[start RECORDED INFORMATION]

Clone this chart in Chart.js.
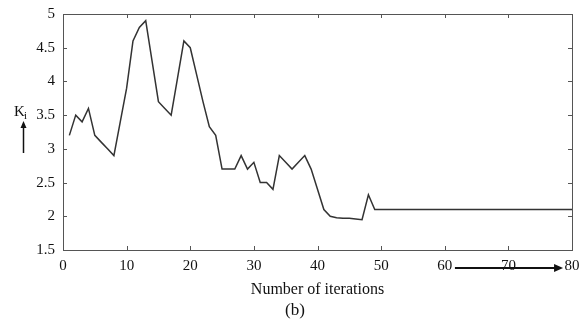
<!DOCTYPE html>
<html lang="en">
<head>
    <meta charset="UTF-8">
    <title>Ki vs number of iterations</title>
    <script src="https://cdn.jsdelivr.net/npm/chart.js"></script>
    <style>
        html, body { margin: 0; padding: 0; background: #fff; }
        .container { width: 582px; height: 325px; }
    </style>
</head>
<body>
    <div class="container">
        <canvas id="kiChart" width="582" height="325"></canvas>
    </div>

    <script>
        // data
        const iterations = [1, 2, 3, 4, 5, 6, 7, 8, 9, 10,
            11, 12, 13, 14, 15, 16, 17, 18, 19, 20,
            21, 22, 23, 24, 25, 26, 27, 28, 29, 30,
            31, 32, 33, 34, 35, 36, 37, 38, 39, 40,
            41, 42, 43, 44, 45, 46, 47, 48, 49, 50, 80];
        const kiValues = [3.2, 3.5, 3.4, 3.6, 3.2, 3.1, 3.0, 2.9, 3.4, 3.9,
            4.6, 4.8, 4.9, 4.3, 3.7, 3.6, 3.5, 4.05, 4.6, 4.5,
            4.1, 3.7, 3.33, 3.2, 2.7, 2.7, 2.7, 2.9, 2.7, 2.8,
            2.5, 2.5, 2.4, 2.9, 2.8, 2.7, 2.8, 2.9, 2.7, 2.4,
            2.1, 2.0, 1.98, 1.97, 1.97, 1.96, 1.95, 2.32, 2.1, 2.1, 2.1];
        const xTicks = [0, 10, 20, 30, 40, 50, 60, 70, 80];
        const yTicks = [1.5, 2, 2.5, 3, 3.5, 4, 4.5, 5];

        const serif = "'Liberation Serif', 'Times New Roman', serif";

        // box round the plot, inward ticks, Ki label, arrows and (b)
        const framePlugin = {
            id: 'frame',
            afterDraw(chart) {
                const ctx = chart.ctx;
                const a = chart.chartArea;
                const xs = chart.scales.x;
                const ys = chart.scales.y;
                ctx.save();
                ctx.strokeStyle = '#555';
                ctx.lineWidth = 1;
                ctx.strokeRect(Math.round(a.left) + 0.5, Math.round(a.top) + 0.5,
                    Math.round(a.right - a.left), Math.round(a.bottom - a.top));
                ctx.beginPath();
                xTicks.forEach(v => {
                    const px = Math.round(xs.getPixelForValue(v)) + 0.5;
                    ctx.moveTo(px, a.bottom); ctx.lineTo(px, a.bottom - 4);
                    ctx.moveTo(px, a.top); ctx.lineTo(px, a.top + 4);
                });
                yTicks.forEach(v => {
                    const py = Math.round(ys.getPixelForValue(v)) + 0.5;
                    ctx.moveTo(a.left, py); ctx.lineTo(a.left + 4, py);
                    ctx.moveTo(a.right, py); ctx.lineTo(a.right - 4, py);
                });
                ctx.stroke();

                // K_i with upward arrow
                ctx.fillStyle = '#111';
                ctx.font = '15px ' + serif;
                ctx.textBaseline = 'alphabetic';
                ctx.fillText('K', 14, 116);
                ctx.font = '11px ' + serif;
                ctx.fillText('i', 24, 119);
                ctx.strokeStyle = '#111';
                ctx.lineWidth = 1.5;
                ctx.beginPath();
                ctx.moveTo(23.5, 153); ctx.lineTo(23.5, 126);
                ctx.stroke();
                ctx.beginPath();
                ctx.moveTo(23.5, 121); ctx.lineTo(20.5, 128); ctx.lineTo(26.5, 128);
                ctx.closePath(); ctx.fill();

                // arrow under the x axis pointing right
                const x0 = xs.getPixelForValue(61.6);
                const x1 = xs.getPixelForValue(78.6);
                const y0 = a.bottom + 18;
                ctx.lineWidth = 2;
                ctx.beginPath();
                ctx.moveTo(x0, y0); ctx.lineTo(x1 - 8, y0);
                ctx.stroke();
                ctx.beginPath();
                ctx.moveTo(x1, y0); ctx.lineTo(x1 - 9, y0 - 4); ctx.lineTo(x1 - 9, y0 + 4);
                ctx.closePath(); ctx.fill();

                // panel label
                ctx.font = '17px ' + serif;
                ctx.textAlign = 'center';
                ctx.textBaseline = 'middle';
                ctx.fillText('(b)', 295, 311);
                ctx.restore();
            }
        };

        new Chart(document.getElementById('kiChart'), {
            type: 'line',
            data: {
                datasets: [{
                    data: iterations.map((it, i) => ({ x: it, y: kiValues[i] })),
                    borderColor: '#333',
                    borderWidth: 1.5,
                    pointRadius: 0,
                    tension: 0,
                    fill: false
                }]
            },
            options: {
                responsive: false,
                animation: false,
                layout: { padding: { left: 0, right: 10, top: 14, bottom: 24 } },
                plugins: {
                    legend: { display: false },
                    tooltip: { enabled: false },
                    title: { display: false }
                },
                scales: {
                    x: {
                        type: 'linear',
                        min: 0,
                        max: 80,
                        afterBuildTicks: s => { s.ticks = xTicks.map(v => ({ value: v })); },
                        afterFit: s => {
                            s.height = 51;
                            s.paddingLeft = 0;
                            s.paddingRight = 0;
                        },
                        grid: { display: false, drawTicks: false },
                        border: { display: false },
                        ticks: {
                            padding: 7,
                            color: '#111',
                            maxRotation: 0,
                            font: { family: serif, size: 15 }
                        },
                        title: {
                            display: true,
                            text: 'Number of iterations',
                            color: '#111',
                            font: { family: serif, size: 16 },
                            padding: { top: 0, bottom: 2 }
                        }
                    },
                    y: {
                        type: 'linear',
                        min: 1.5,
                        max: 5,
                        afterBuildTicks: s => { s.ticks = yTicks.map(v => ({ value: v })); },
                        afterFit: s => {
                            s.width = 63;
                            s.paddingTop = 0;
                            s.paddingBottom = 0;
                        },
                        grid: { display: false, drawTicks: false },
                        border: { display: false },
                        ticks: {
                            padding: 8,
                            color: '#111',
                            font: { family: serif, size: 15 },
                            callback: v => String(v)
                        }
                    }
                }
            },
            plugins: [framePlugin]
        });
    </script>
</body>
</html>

[end RECORDED INFORMATION]

## PROBLEM DESCRIPTION
Write out the full listing verbatim, excluding its pictures.

## TASK OUTPUT
Clone this chart in Chart.js.
<!DOCTYPE html>
<html lang="en">
<head>
    <meta charset="UTF-8">
    <title>Ki vs number of iterations</title>
    <script src="https://cdn.jsdelivr.net/npm/chart.js"></script>
    <style>
        html, body { margin: 0; padding: 0; background: #fff; }
        .container { width: 582px; height: 325px; }
    </style>
</head>
<body>
    <div class="container">
        <canvas id="kiChart" width="582" height="325"></canvas>
    </div>

    <script>
        // data
        const iterations = [1, 2, 3, 4, 5, 6, 7, 8, 9, 10,
            11, 12, 13, 14, 15, 16, 17, 18, 19, 20,
            21, 22, 23, 24, 25, 26, 27, 28, 29, 30,
            31, 32, 33, 34, 35, 36, 37, 38, 39, 40,
            41, 42, 43, 44, 45, 46, 47, 48, 49, 50, 80];
        const kiValues = [3.2, 3.5, 3.4, 3.6, 3.2, 3.1, 3.0, 2.9, 3.4, 3.9,
            4.6, 4.8, 4.9, 4.3, 3.7, 3.6, 3.5, 4.05, 4.6, 4.5,
            4.1, 3.7, 3.33, 3.2, 2.7, 2.7, 2.7, 2.9, 2.7, 2.8,
            2.5, 2.5, 2.4, 2.9, 2.8, 2.7, 2.8, 2.9, 2.7, 2.4,
            2.1, 2.0, 1.98, 1.97, 1.97, 1.96, 1.95, 2.32, 2.1, 2.1, 2.1];
        const xTicks = [0, 10, 20, 30, 40, 50, 60, 70, 80];
        const yTicks = [1.5, 2, 2.5, 3, 3.5, 4, 4.5, 5];

        const serif = "'Liberation Serif', 'Times New Roman', serif";

        // box round the plot, inward ticks, Ki label, arrows and (b)
        const framePlugin = {
            id: 'frame',
            afterDraw(chart) {
                const ctx = chart.ctx;
                const a = chart.chartArea;
                const xs = chart.scales.x;
                const ys = chart.scales.y;
                ctx.save();
                ctx.strokeStyle = '#555';
                ctx.lineWidth = 1;
                ctx.strokeRect(Math.round(a.left) + 0.5, Math.round(a.top) + 0.5,
                    Math.round(a.right - a.left), Math.round(a.bottom - a.top));
                ctx.beginPath();
                xTicks.forEach(v => {
                    const px = Math.round(xs.getPixelForValue(v)) + 0.5;
                    ctx.moveTo(px, a.bottom); ctx.lineTo(px, a.bottom - 4);
                    ctx.moveTo(px, a.top); ctx.lineTo(px, a.top + 4);
                });
                yTicks.forEach(v => {
                    const py = Math.round(ys.getPixelForValue(v)) + 0.5;
                    ctx.moveTo(a.left, py); ctx.lineTo(a.left + 4, py);
                    ctx.moveTo(a.right, py); ctx.lineTo(a.right - 4, py);
                });
                ctx.stroke();

                // K_i with upward arrow
                ctx.fillStyle = '#111';
                ctx.font = '15px ' + serif;
                ctx.textBaseline = 'alphabetic';
                ctx.fillText('K', 14, 116);
                ctx.font = '11px ' + serif;
                ctx.fillText('i', 24, 119);
                ctx.strokeStyle = '#111';
                ctx.lineWidth = 1.5;
                ctx.beginPath();
                ctx.moveTo(23.5, 153); ctx.lineTo(23.5, 126);
                ctx.stroke();
                ctx.beginPath();
                ctx.moveTo(23.5, 121); ctx.lineTo(20.5, 128); ctx.lineTo(26.5, 128);
                ctx.closePath(); ctx.fill();

                // arrow under the x axis pointing right
                const x0 = xs.getPixelForValue(61.6);
                const x1 = xs.getPixelForValue(78.6);
                const y0 = a.bottom + 18;
                ctx.lineWidth = 2;
                ctx.beginPath();
                ctx.moveTo(x0, y0); ctx.lineTo(x1 - 8, y0);
                ctx.stroke();
                ctx.beginPath();
                ctx.moveTo(x1, y0); ctx.lineTo(x1 - 9, y0 - 4); ctx.lineTo(x1 - 9, y0 + 4);
                ctx.closePath(); ctx.fill();

                // panel label
                ctx.font = '17px ' + serif;
                ctx.textAlign = 'center';
                ctx.textBaseline = 'middle';
                ctx.fillText('(b)', 295, 311);
                ctx.restore();
            }
        };

        new Chart(document.getElementById('kiChart'), {
            type: 'line',
            data: {
                datasets: [{
                    data: iterations.map((it, i) => ({ x: it, y: kiValues[i] })),
                    borderColor: '#333',
                    borderWidth: 1.5,
                    pointRadius: 0,
                    tension: 0,
                    fill: false
                }]
            },
            options: {
                responsive: false,
                animation: false,
                layout: { padding: { left: 0, right: 10, top: 14, bottom: 24 } },
                plugins: {
                    legend: { display: false },
                    tooltip: { enabled: false },
                    title: { display: false }
                },
                scales: {
                    x: {
                        type: 'linear',
                        min: 0,
                        max: 80,
                        afterBuildTicks: s => { s.ticks = xTicks.map(v => ({ value: v })); },
                        afterFit: s => {
                            s.height = 51;
                            s.paddingLeft = 0;
                            s.paddingRight = 0;
                        },
                        grid: { display: false, drawTicks: false },
                        border: { display: false },
                        ticks: {
                            padding: 7,
                            color: '#111',
                            maxRotation: 0,
                            font: { family: serif, size: 15 }
                        },
                        title: {
                            display: true,
                            text: 'Number of iterations',
                            color: '#111',
                            font: { family: serif, size: 16 },
                            padding: { top: 0, bottom: 2 }
                        }
                    },
                    y: {
                        type: 'linear',
                        min: 1.5,
                        max: 5,
                        afterBuildTicks: s => { s.ticks = yTicks.map(v => ({ value: v })); },
                        afterFit: s => {
                            s.width = 63;
                            s.paddingTop = 0;
                            s.paddingBottom = 0;
                        },
                        grid: { display: false, drawTicks: false },
                        border: { display: false },
                        ticks: {
                            padding: 8,
                            color: '#111',
                            font: { family: serif, size: 15 },
                            callback: v => String(v)
                        }
                    }
                }
            },
            plugins: [framePlugin]
        });
    </script>
</body>
</html>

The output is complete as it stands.